Directions ->
Each line from the start of the records through the line containing "const phrasesim = [0.594, 0.536, 0.420, 0.559, 0.450];" is to be transcribed exactly, and no other line is to be included.
------
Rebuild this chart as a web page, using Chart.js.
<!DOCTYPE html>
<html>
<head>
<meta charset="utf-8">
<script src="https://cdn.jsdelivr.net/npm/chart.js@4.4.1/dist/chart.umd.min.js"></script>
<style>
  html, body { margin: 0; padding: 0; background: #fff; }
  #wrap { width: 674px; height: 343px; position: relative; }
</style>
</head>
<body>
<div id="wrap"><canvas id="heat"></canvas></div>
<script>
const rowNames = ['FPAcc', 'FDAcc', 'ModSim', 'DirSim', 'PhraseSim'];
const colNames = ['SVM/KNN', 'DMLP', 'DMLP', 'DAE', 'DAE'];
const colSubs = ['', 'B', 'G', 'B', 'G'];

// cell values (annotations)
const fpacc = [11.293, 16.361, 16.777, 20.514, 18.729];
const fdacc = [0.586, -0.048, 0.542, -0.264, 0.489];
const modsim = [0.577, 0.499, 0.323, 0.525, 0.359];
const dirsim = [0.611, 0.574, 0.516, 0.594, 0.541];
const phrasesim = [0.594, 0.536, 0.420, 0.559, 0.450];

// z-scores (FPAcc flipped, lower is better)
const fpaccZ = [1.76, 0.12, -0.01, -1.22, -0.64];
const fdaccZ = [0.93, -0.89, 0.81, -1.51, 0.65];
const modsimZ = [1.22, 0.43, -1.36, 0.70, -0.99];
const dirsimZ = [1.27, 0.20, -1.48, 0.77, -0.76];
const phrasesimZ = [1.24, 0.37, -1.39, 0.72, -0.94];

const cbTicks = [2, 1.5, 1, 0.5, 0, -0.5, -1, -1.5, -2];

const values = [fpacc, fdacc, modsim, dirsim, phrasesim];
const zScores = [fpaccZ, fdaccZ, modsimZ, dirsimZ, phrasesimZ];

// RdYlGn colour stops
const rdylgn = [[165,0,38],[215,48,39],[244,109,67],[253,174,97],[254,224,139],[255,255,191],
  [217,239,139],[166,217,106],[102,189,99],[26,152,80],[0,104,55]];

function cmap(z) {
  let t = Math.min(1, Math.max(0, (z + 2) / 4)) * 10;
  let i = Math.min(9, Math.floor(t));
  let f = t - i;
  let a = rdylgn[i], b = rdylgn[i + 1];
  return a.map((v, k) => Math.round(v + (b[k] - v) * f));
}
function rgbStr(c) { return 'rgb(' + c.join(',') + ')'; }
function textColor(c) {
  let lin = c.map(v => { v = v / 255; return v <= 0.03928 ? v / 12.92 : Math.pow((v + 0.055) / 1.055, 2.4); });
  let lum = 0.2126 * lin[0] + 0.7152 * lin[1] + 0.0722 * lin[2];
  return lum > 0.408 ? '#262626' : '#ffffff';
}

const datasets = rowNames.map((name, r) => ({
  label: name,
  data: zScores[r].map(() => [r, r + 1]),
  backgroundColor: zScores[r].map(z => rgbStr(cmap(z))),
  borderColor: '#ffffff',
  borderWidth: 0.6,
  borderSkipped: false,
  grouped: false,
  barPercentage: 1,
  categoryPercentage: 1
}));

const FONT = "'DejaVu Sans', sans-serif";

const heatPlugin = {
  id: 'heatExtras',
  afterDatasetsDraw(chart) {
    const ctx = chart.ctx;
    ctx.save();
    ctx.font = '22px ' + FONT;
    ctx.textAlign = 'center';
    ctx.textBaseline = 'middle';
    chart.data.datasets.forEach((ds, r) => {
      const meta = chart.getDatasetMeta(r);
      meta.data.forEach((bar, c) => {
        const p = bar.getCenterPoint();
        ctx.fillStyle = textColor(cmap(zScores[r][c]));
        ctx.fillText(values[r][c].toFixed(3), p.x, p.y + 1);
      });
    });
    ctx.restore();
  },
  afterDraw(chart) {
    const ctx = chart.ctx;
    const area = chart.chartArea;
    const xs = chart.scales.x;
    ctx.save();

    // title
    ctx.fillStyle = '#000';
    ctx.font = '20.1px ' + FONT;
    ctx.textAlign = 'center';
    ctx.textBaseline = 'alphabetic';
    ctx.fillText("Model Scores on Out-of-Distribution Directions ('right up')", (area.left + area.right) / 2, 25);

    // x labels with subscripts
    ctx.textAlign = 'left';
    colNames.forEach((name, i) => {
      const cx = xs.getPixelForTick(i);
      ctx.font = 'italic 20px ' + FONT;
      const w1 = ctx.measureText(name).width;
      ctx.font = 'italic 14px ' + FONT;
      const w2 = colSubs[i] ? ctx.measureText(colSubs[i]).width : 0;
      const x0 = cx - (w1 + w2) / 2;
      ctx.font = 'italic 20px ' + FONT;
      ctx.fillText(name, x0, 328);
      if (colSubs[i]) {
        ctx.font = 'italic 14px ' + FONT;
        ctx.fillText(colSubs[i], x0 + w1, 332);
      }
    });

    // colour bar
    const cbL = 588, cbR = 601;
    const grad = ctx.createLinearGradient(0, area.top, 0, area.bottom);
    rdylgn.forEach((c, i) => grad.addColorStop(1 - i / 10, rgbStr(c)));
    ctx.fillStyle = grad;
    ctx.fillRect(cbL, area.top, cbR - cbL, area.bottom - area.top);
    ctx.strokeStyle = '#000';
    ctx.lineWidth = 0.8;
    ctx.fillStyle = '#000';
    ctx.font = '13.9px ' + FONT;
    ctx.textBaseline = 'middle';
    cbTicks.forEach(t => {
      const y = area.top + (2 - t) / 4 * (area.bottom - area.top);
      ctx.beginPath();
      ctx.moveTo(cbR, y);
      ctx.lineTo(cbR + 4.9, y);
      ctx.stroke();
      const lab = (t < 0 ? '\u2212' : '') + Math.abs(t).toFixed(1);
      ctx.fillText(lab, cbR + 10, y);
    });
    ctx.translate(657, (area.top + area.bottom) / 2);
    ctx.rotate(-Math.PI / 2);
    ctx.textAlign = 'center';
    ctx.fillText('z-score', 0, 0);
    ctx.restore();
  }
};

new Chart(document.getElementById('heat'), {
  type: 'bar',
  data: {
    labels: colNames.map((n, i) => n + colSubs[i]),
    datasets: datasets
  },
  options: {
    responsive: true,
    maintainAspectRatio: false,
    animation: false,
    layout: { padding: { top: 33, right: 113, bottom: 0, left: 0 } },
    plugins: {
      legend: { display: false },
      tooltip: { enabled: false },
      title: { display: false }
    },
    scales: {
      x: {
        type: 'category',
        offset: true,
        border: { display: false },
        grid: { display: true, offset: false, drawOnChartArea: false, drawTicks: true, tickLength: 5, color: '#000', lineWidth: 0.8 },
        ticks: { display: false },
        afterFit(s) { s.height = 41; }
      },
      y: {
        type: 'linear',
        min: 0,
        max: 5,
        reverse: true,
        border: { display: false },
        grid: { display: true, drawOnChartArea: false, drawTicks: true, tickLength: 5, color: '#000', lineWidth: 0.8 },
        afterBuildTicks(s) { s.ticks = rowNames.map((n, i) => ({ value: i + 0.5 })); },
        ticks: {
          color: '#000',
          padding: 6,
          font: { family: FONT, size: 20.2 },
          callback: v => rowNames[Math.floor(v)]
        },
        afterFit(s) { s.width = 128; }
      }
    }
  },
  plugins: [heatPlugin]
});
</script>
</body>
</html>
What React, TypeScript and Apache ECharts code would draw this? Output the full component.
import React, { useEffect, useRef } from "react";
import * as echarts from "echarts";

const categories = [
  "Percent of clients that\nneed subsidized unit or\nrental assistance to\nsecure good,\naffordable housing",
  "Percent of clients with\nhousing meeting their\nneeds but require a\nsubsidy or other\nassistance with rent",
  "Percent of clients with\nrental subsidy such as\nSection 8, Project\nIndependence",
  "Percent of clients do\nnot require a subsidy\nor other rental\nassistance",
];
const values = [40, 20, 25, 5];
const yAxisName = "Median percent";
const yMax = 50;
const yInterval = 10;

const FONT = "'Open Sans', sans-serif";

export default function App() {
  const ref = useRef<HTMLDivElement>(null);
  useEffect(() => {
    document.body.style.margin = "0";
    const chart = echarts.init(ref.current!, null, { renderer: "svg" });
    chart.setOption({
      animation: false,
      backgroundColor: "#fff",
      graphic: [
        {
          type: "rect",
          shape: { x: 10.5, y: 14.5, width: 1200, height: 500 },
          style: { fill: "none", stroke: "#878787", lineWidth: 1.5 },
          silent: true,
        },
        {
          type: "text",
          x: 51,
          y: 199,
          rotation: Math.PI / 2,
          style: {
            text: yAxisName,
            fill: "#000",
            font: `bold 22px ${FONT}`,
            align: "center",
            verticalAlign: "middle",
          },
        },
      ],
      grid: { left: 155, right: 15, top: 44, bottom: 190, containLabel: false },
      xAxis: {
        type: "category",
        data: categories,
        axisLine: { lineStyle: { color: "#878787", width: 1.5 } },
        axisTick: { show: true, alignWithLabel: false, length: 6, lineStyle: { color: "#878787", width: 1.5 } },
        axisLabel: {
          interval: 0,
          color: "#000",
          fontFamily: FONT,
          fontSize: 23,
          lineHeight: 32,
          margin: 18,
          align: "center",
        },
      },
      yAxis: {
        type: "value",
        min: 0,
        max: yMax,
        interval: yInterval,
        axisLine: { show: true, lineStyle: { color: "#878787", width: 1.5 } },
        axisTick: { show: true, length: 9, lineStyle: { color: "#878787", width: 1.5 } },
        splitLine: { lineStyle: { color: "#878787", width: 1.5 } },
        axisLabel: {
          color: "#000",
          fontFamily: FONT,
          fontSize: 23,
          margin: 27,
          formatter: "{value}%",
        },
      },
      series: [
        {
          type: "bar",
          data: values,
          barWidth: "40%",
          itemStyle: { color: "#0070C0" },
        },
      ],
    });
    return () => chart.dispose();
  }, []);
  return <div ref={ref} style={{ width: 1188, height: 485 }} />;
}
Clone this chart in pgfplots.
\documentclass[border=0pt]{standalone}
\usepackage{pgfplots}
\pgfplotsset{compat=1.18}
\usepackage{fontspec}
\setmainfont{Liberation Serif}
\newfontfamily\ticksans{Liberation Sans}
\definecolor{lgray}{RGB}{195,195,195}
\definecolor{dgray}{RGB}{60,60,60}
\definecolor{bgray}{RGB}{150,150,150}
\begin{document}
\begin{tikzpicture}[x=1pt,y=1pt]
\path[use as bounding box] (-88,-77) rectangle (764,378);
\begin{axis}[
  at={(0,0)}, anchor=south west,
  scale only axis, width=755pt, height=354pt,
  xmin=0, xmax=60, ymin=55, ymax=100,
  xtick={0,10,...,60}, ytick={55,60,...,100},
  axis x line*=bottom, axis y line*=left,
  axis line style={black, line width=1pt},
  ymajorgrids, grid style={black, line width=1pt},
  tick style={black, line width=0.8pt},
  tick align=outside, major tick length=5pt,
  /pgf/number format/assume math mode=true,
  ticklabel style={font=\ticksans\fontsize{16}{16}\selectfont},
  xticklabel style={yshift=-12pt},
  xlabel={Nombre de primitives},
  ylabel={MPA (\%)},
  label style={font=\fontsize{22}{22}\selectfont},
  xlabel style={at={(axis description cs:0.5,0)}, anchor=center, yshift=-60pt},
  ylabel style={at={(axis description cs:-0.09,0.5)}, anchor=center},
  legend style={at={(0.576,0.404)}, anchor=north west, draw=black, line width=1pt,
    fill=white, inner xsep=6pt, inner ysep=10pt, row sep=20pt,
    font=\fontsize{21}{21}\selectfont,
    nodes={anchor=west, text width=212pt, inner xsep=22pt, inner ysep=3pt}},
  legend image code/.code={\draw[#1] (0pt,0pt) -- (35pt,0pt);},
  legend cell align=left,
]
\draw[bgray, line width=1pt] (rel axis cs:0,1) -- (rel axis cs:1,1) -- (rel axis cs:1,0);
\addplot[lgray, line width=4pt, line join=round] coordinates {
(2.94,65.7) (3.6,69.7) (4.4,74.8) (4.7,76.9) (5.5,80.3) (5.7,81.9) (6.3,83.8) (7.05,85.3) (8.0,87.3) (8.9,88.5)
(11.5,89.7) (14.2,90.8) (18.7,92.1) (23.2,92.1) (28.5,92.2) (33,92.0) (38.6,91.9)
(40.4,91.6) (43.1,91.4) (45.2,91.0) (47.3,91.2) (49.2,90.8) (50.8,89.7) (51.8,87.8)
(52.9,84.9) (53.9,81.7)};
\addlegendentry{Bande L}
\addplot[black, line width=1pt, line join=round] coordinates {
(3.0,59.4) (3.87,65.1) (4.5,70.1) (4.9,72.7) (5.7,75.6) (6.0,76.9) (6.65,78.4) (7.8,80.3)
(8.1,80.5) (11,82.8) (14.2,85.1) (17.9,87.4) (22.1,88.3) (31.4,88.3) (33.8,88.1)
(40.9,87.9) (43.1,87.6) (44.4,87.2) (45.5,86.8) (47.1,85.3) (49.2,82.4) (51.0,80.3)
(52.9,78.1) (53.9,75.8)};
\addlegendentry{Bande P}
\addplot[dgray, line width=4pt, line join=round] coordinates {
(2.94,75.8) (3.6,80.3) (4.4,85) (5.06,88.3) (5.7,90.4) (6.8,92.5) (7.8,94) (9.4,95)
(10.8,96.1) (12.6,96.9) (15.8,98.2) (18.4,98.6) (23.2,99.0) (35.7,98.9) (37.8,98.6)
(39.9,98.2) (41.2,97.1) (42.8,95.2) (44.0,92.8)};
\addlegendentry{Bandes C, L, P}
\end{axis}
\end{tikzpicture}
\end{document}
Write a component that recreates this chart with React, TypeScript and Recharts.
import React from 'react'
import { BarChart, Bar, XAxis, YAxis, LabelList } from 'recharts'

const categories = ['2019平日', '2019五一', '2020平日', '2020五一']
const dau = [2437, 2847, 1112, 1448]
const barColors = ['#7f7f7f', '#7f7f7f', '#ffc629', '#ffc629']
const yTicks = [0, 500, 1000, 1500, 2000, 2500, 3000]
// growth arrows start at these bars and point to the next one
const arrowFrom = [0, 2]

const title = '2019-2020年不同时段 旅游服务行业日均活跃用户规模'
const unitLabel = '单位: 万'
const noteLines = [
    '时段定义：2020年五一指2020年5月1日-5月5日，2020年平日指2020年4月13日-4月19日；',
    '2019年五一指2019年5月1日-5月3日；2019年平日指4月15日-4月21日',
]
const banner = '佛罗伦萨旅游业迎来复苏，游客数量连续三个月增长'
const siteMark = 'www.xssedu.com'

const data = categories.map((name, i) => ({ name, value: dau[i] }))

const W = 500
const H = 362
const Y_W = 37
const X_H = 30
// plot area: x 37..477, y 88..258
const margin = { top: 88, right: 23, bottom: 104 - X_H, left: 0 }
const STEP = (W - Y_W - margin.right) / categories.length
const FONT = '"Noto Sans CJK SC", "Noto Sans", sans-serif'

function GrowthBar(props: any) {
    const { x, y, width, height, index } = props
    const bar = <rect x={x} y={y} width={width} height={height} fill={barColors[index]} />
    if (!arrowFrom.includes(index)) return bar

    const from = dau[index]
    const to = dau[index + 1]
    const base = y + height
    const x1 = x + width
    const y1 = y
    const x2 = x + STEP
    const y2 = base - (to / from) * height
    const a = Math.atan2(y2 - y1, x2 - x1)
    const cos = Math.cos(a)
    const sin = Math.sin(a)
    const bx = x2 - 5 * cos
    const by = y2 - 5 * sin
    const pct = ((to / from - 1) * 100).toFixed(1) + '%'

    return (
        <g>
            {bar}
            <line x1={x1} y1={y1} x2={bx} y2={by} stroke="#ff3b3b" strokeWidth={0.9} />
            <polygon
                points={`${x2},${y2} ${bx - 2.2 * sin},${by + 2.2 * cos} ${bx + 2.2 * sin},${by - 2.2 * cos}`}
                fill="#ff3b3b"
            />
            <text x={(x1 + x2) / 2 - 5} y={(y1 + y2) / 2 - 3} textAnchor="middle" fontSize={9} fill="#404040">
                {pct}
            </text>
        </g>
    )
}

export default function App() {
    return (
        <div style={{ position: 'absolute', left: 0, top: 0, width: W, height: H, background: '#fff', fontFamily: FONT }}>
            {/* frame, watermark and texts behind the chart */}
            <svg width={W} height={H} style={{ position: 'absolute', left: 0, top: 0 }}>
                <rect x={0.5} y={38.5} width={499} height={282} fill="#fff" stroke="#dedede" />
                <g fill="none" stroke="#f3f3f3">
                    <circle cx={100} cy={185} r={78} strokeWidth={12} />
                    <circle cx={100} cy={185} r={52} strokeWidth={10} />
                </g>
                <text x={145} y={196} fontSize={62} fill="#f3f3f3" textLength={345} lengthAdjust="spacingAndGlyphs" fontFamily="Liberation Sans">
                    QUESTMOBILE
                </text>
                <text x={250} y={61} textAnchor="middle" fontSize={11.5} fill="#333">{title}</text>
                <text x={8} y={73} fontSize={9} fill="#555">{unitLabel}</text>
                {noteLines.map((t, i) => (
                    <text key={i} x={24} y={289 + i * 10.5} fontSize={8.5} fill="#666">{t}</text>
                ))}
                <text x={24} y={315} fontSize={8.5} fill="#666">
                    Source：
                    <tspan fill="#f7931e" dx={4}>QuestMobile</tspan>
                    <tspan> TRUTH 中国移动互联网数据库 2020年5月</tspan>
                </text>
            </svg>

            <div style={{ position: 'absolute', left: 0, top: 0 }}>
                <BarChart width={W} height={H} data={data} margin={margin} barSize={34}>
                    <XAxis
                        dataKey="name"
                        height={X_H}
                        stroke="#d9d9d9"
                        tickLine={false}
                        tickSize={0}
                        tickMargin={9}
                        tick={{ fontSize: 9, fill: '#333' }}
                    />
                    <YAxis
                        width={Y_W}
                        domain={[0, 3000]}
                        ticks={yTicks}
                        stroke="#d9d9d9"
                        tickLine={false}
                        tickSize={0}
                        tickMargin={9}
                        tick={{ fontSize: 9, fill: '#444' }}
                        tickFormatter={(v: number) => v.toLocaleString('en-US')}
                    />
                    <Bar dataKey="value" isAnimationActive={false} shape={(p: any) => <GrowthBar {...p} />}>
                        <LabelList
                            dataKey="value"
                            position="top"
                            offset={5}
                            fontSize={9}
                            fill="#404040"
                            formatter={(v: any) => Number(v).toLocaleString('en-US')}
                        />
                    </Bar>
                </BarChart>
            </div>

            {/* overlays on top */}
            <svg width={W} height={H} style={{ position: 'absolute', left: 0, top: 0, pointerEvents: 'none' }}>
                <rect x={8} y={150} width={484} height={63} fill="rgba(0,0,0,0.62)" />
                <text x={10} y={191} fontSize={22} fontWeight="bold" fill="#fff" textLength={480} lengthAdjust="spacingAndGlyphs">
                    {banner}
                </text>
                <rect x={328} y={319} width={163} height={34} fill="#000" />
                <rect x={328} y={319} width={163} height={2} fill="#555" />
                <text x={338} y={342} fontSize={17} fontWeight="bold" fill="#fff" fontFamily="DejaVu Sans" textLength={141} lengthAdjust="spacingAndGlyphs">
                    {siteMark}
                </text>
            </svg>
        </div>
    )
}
------
Expected answer ->
Rebuild this chart as a web page, using Chart.js.
<!DOCTYPE html>
<html>
<head>
<meta charset="utf-8">
<script src="https://cdn.jsdelivr.net/npm/chart.js@4.4.1/dist/chart.umd.min.js"></script>
<style>
  html, body { margin: 0; padding: 0; background: #fff; }
  #wrap { width: 674px; height: 343px; position: relative; }
</style>
</head>
<body>
<div id="wrap"><canvas id="heat"></canvas></div>
<script>
const rowNames = ['FPAcc', 'FDAcc', 'ModSim', 'DirSim', 'PhraseSim'];
const colNames = ['SVM/KNN', 'DMLP', 'DMLP', 'DAE', 'DAE'];
const colSubs = ['', 'B', 'G', 'B', 'G'];

// cell values (annotations)
const fpacc = [11.293, 16.361, 16.777, 20.514, 18.729];
const fdacc = [0.586, -0.048, 0.542, -0.264, 0.489];
const modsim = [0.577, 0.499, 0.323, 0.525, 0.359];
const dirsim = [0.611, 0.574, 0.516, 0.594, 0.541];
const phrasesim = [0.594, 0.536, 0.420, 0.559, 0.450];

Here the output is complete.